-- begin --
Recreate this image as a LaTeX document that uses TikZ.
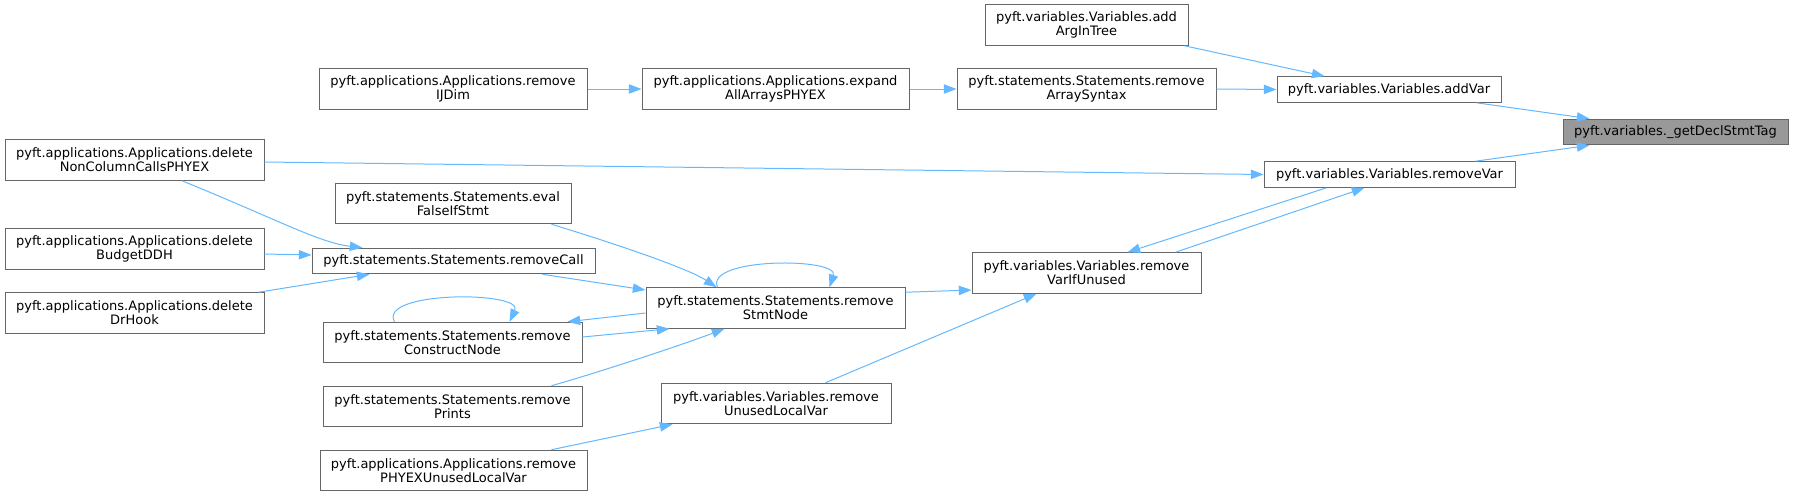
\documentclass[tikz,border=0pt]{standalone}
\usepackage{fontspec}
\setmainfont{DejaVu Sans}
\usetikzlibrary{arrows.meta,calc}
\definecolor{edgeblue}{HTML}{63B8FF}
\definecolor{boxgrey}{HTML}{666666}
\definecolor{rootfill}{HTML}{999999}
\begin{document}
\begin{tikzpicture}[x=0.75pt,y=-0.75pt,
 box/.style={draw=boxgrey,line width=0.75pt,fill=white,inner sep=0pt,align=center,font=\fontsize{9.75pt}{10.5pt}\selectfont,text=black},
 bw/.style={minimum width=#1*0.75pt},
 two/.style={minimum height=30.4pt},
 one/.style={minimum height=19.2pt},
 root/.style={fill=rootfill},
 edge/.style={draw=edgeblue,line width=0.75pt,-{Triangle[length=9.5pt,width=7pt]}}]
\useasboundingbox (0,0) rectangle (1793,496);

\node[box,two,bw=203] (argintree) at (1086.5,25) {pyft.variables.Variables.add\\ArgInTree};
\node[box,two,bw=268] (ijdim) at (453,89) {pyft.applications.Applications.remove\\IJDim};
\node[box,two,bw=267] (expand) at (775.5,89) {pyft.applications.Applications.expand\\AllArraysPHYEX};
\node[box,two,bw=259] (arrsyn) at (1086.5,89) {pyft.statements.Statements.remove\\ArraySyntax};
\node[box,one,bw=224] (addvar) at (1389,89.5) {pyft.variables.Variables.addVar};
\node[box,one,bw=225,root] (decl) at (1675.5,132) {pyft.variables.\_getDeclStmtTag};
\node[box,two,bw=259] (nocol) at (134.5,160) {pyft.applications.Applications.delete\\NonColumnCallsPHYEX};
\node[box,one,bw=251] (remvar) at (1389.5,174.5) {pyft.variables.Variables.removeVar};
\node[box,two,bw=236] (evalf) at (453,203.5) {pyft.statements.Statements.eval\\FalseIfStmt};
\node[box,two,bw=259] (budget) at (134.5,249) {pyft.applications.Applications.delete\\BudgetDDH};
\node[box,one,bw=283] (remcall) at (453.5,261) {pyft.statements.Statements.removeCall};
\node[box,two,bw=259] (stmt) at (775.5,308) {pyft.statements.Statements.remove\\StmtNode};
\node[box,two,bw=229] (ifunused) at (1086.5,273) {pyft.variables.Variables.remove\\VarIfUnused};
\node[box,two,bw=259] (drhook) at (134.5,313) {pyft.applications.Applications.delete\\DrHook};
\node[box,two,bw=259] (construct) at (452.5,342.5) {pyft.statements.Statements.remove\\ConstructNode};
\node[box,two,bw=259] (prints) at (452.5,406.5) {pyft.statements.Statements.remove\\Prints};
\node[box,two,bw=230] (unusedlocal) at (776,403.5) {pyft.variables.Variables.remove\\UnusedLocalVar};
\node[box,two,bw=267] (phyexunused) at (453.5,470.5) {pyft.applications.Applications.remove\\PHYEXUnusedLocalVar};

\draw[edge] ($(argintree.south east)+(-4,0)$) -- ($(addvar.north west)+(48,0)$);
\draw[edge] (ijdim) -- (expand);
\draw[edge] (expand) -- (arrsyn);
\draw[edge] (arrsyn.east) -- (addvar.west);
\draw[edge] ($(addvar.south east)+(-25,0)$) -- ($(decl.north west)+(27,0)$);
\draw[edge] ($(remvar.north east)+(-40,0)$) -- ($(decl.south west)+(27,0)$);
\draw[edge] ($(nocol.east)+(0,2)$) -- (remvar.west);
\draw[edge] ($(nocol.south)+(47.5,0)$) .. controls +(98,40) and +(-43,-5) .. ($(remcall.north west)+(51,0)$);
\draw[edge] ($(budget.east)+(0,5)$) -- ($(remcall.west)+(0,-6)$);
\draw[edge] ($(drhook.north east)+(-6,0)$) -- ($(remcall.south west)+(58,0)$);
\draw[edge] ($(remcall.south east)+(-53,0)$) -- ($(stmt.west)+(0,-18)$);
\draw[edge] ($(evalf.south east)+(-20,0)$) .. controls +(69,21) and +(-27,-18) .. ($(stmt.north west)+(71,0)$);
\draw[edge] ($(stmt.north west)+(72,0)$) .. controls +(-13,-30) and +(10,-30) .. ($(stmt.north west)+(184,0)$);
\draw[edge] ($(stmt.west)+(0,5)$) -- ($(construct.north east)+(-15,0)$);
\draw[edge] ($(construct.east)+(0,-5.5)$) -- ($(stmt.south west)+(24,0)$);
\draw[edge] ($(construct.north west)+(72,0)$) .. controls +(-17,-31) and +(15,-31) .. ($(construct.north west)+(187,0)$);
\draw[edge] ($(prints.north east)+(-31,0)$) .. controls +(49,-14) and +(-45,17) .. ($(stmt.south west)+(79,0)$);
\draw[edge] ($(stmt.north east)+(0,5)$) -- ($(ifunused.west)+(0,17)$);
\draw[edge] ($(ifunused.north east)+(-26,0)$) -- ($(remvar.south west)+(101,0)$);
\draw[edge] ($(remvar.south west)+(63,0)$) -- ($(ifunused.north west)+(156,0)$);
\draw[edge] ($(unusedlocal.north west)+(165,0)$) -- ($(ifunused.south west)+(65,0)$);
\draw[edge] ($(phyexunused.north east)+(-36,0)$) -- ($(unusedlocal.south west)+(12,0)$);
\end{tikzpicture}
\end{document}
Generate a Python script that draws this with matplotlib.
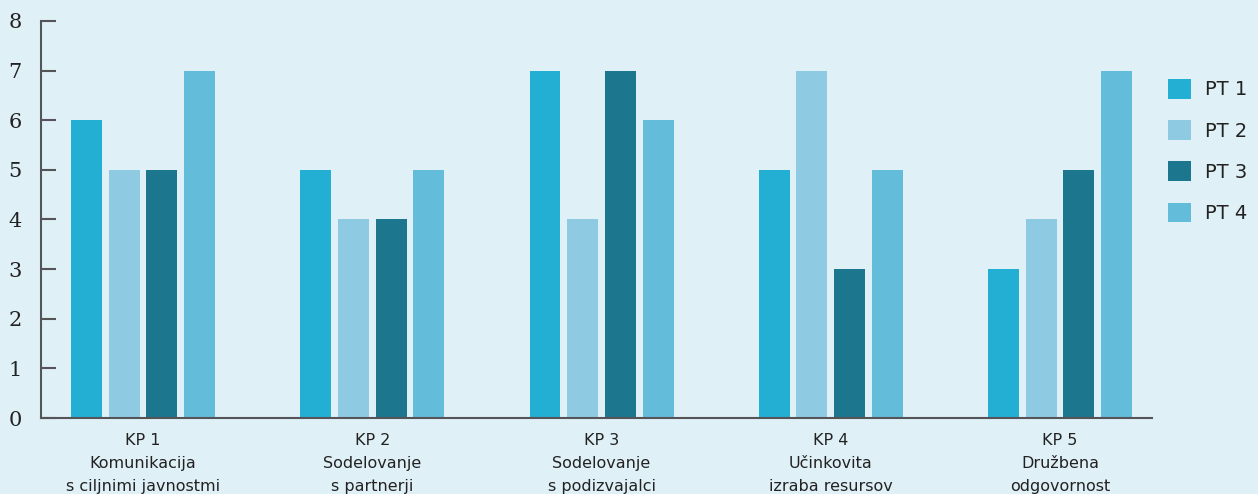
import matplotlib
matplotlib.use('Agg')
import matplotlib.pyplot as plt
import numpy as np

# chart data
categories = ['KP 1\nKomunikacija\ns ciljnimi javnostmi',
              'KP 2\nSodelovanje\ns partnerji',
              'KP 3\nSodelovanje\ns podizvajalci',
              'KP 4\nUčinkovita\nizraba resursov',
              'KP 5\nDružbena\nodgovornost']
series_names = ['PT 1', 'PT 2', 'PT 3', 'PT 4']
pt1 = [6, 5, 7, 5, 3]
pt2 = [5, 4, 4, 7, 4]
pt3 = [5, 4, 7, 3, 5]
pt4 = [7, 5, 6, 5, 7]
y_ticks = [0, 1, 2, 3, 4, 5, 6, 7, 8]

colors = ['#23aed3', '#8fcae3', '#1c778e', '#64bcdb']
bg = '#dff0f7'
axis_col = '#555559'

W, H = 1258, 494
fig = plt.figure(figsize=(W / 100, H / 100), dpi=100, facecolor=bg)
ax = fig.add_axes([41 / W, 76 / H, (1152 - 41) / W, (418 - 21) / H])
ax.set_facecolor(bg)

x = np.arange(len(categories))
step = 0.1644
width = 0.135
for i, vals in enumerate([pt1, pt2, pt3, pt4]):
    ax.bar(x + (i - 1.5) * step, vals, width, color=colors[i],
           label=series_names[i], zorder=2)

ax.set_xlim(-0.445, 4.401)
ax.set_ylim(0, 8)
ax.set_yticks(y_ticks)
ax.set_yticklabels([str(t) for t in y_ticks], fontfamily='DejaVu Serif', fontsize=15,
                   color='#222222')
ax.set_xticks(x)
ax.set_xticklabels(categories, fontfamily='DejaVu Sans', fontsize=11.5, color='#222222',
                   linespacing=1.7, va='top')

ax.tick_params(axis='y', direction='in', length=11, width=1.5, color=axis_col, pad=14)
ax.tick_params(axis='x', length=0, pad=10.5)

for s in ['top', 'right']:
    ax.spines[s].set_visible(False)
for s in ['left', 'bottom']:
    ax.spines[s].set_color(axis_col)
    ax.spines[s].set_linewidth(1.5)

leg = fig.legend(loc='upper left', bbox_to_anchor=(1168 / W, 1 - 79 / H),
                 frameon=False, fontsize=14, handlelength=1.18, handleheight=1.18,
                 labelspacing=1.07, handletextpad=0.7, borderpad=0, borderaxespad=0)
for t in leg.get_texts():
    t.set_color('#222222')

fig.savefig('out.png', dpi=100, facecolor=bg)
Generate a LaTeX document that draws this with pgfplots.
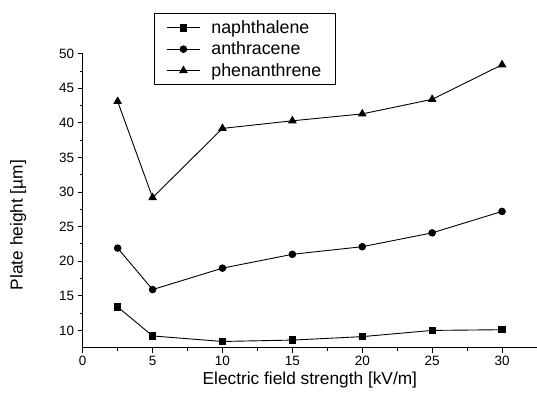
\documentclass[border=0pt]{standalone}
\usepackage{pgfplots}
\pgfplotsset{compat=1.18}
\usepackage{fontspec}
\setmainfont{Liberation Sans}
\begin{document}
\begin{tikzpicture}
\path[use as bounding box] (-82.7pt,-50.3pt) rectangle (454.3pt,347.7pt);
\begin{axis}[
  at={(0pt,0pt)}, anchor=south west,
  scale only axis, width=454.3pt, height=294pt,
  xmin=0, xmax=32.5, ymin=7.5, ymax=50,
  axis lines=left, axis line style={-, line width=1pt},
  xtick={0,5,...,30}, ytick={10,15,...,50},
  minor x tick num=1, minor y tick num=1,
  tick align=outside,
  major tick length=5pt, minor tick length=3pt,
  tick style={line width=0.9pt, black},
  ticklabel style={font=\fontsize{13.5}{13.5}\selectfont},
  /pgf/number format/assume math mode=true,
  xlabel={Electric field strength [kV/m]},
  ylabel={Plate height [µm]},
  label style={font=\fontsize{17.3}{17.3}\selectfont},
  xlabel style={at={(axis description cs:0.5,-0.109)}, anchor=center},
  ylabel style={at={(axis description cs:-0.142,0.417)}, anchor=center},
  legend style={at={(axis description cs:0.157,1.138)}, anchor=north west,
    draw=black, line width=0.9pt, font=\fontsize{17.8}{17.8}\selectfont,
    row sep=3pt, inner xsep=12pt, inner ysep=5pt,
    nodes={inner sep=2pt},
    /tikz/every odd column/.style={column sep=9pt}},
  legend cell align=left,
  every axis plot/.append style={black, line width=0.9pt},
  legend image code/.code={
    \draw[mark repeat=2,mark phase=2] plot coordinates {(0cm,0cm) (0.58cm,0cm) (1.16cm,0cm)};
  },
]
\addplot[mark=square*, mark size=3.2pt] coordinates {
  (2.5,13.4) (5,9.2) (10,8.4) (15,8.6) (20,9.1) (25,10.0) (30,10.1)};
\addlegendentry{naphthalene}
\addplot[mark=*, mark size=3.3pt] coordinates {
  (2.5,21.9) (5,15.9) (10,19.0) (15,21.0) (20,22.1) (25,24.1) (30,27.2)};
\addlegendentry{anthracene}
\addplot[mark=triangle*, mark size=4.2pt] coordinates {
  (2.5,43.1) (5,29.2) (10,39.2) (15,40.3) (20,41.3) (25,43.4) (30,48.4)};
\addlegendentry{phenanthrene}
\end{axis}
\end{tikzpicture}
\end{document}
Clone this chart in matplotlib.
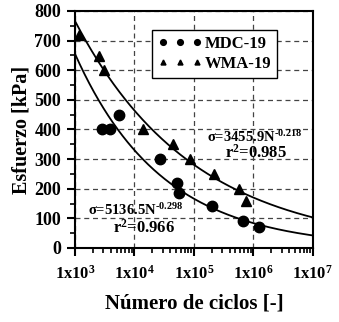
import numpy as np
import matplotlib
matplotlib.use("Agg")
import matplotlib.pyplot as plt
from matplotlib.ticker import FixedLocator, LogLocator, NullFormatter, MultipleLocator

plt.rcParams['font.family'] = ['Liberation Serif', 'DejaVu Serif']
plt.rcParams['font.weight'] = 'bold'
plt.rcParams['mathtext.fontset'] = 'custom'
plt.rcParams['mathtext.rm'] = 'Liberation Serif:bold'
plt.rcParams['mathtext.bf'] = 'Liberation Serif:bold'
plt.rcParams['mathtext.it'] = 'Liberation Serif:bold:italic'

# MDC-19 data (circles)
mdc_n = [2.9e3, 3.9e3, 5.5e3, 2.7e4, 5.1e4, 5.6e4, 2.05e5, 6.7e5, 1.26e6]
mdc_s = [400, 400, 450, 300, 220, 185, 140, 92, 70]
# WMA-19 data (triangles)
wma_n = [1.17e3, 2.5e3, 3.1e3, 1.4e4, 4.5e4, 8.7e4, 2.2e5, 5.8e5, 7.4e5]
wma_s = [720, 648, 600, 400, 350, 300, 250, 200, 160]

# fitted power laws
mdc_a, mdc_b = 5136.5, -0.298
wma_a, wma_b = 3455.9, -0.218

xticks = [1e3, 1e4, 1e5, 1e6, 1e7]
xtick_labels = [r'$\mathregular{1x10^{%d}}$' % e for e in range(3, 8)]

fig = plt.figure(figsize=(3.39, 3.22), dpi=100)
ax = fig.add_axes([0.221, 0.230, 0.702, 0.736])

nn = np.logspace(3, 7, 300)
ax.plot(nn, wma_a * nn ** wma_b, color='black', lw=1.3)
ax.plot(nn, mdc_a * nn ** mdc_b, color='black', lw=1.3)

ax.plot(mdc_n, mdc_s, 'o', color='black', ms=7.5, label='MDC-19', zorder=3)
ax.plot(wma_n, wma_s, '^', color='black', ms=6.5, label='WMA-19', zorder=3)

ax.set_xscale('log')
ax.set_xlim(1e3, 1e7)
ax.set_ylim(0, 800)
ax.xaxis.set_major_locator(FixedLocator(xticks))
ax.set_xticklabels(xtick_labels)
ax.xaxis.set_minor_locator(LogLocator(base=10, subs=np.arange(2, 10), numticks=20))
ax.xaxis.set_minor_formatter(NullFormatter())
ax.yaxis.set_major_locator(MultipleLocator(100))
ax.yaxis.set_minor_locator(MultipleLocator(50))

ax.grid(True, which='major', color='#444444', ls=(0, (4, 3)), lw=0.9)
for sp in ax.spines.values():
    sp.set_linewidth(1.5)
ax.tick_params(which='major', direction='out', length=6, width=1.5, labelsize=12, pad=6)
ax.tick_params(axis='y', which='major', labelsize=13, pad=4)
ax.tick_params(which='minor', direction='out', length=3.5, width=1.2)

ax.set_xlabel('Número de ciclos [-]', fontsize=15, fontweight='bold', labelpad=8)
ax.set_ylabel('Esfuerzo [kPa]', fontsize=14.5, fontweight='bold', labelpad=2)

ax.text(1.63e5, 376, r'σ=3455.9N$^{\text{-0.218}}$', fontsize=10.5, ha='left', va='center')
ax.text(3.3e5, 320, r'r$^{\mathregular{2}}$=0.985', fontsize=12, ha='left', va='center')
ax.text(1.65e3, 128, r'σ=5136.5N$^{\text{-0.298}}$', fontsize=10.5, ha='left', va='center')
ax.text(4.36e3, 67, r'r$^{\mathregular{2}}$=0.966', fontsize=12, ha='left', va='center')

leg = ax.legend(loc='upper left', bbox_to_anchor=(0.326, 0.92), numpoints=3,
                markerscale=0.55, fontsize=12, frameon=True, fancybox=False,
                edgecolor='black', framealpha=1, handlelength=2.6,
                handletextpad=0.2, borderpad=0.35, labelspacing=0.25,
                borderaxespad=0)
leg.get_frame().set_linewidth(1.0)

fig.savefig('out.png', dpi=100)
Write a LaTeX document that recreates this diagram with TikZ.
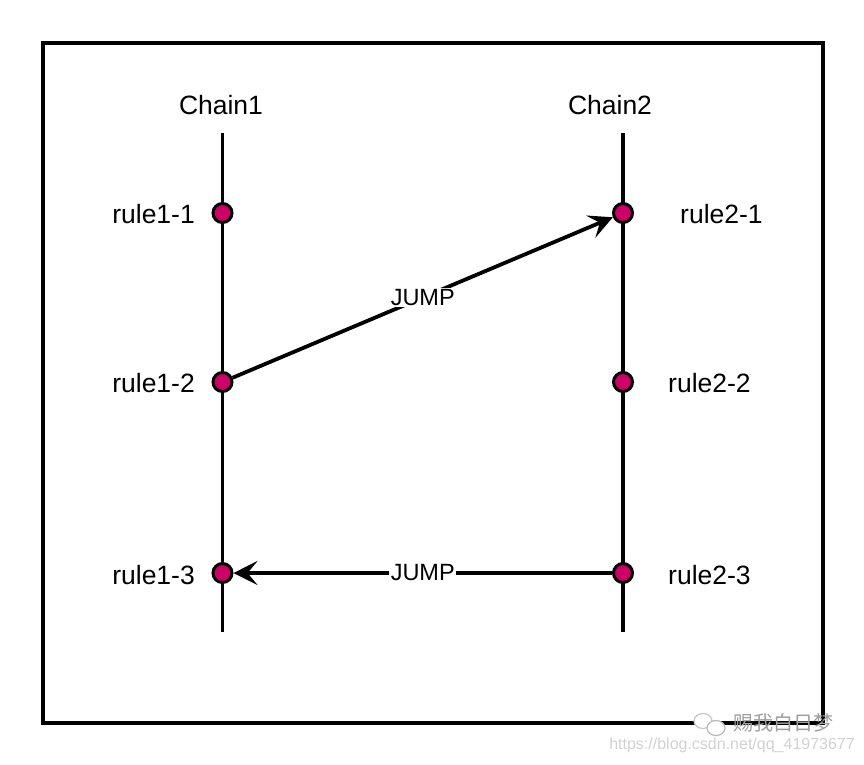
-- end --
- **GIVEN REQUEST**: Omit all pictures, and reproduce exactly the lines from the one holding "Generate a Python" through the one holding "label=series_names[i], zorder=2)", both included.

- **WORKED SOLUTION**:
Generate a Python script that draws this with matplotlib.
import matplotlib
matplotlib.use('Agg')
import matplotlib.pyplot as plt
import numpy as np

# chart data
categories = ['KP 1\nKomunikacija\ns ciljnimi javnostmi',
              'KP 2\nSodelovanje\ns partnerji',
              'KP 3\nSodelovanje\ns podizvajalci',
              'KP 4\nUčinkovita\nizraba resursov',
              'KP 5\nDružbena\nodgovornost']
series_names = ['PT 1', 'PT 2', 'PT 3', 'PT 4']
pt1 = [6, 5, 7, 5, 3]
pt2 = [5, 4, 4, 7, 4]
pt3 = [5, 4, 7, 3, 5]
pt4 = [7, 5, 6, 5, 7]
y_ticks = [0, 1, 2, 3, 4, 5, 6, 7, 8]

colors = ['#23aed3', '#8fcae3', '#1c778e', '#64bcdb']
bg = '#dff0f7'
axis_col = '#555559'

W, H = 1258, 494
fig = plt.figure(figsize=(W / 100, H / 100), dpi=100, facecolor=bg)
ax = fig.add_axes([41 / W, 76 / H, (1152 - 41) / W, (418 - 21) / H])
ax.set_facecolor(bg)

x = np.arange(len(categories))
step = 0.1644
width = 0.135
for i, vals in enumerate([pt1, pt2, pt3, pt4]):
    ax.bar(x + (i - 1.5) * step, vals, width, color=colors[i],
           label=series_names[i], zorder=2)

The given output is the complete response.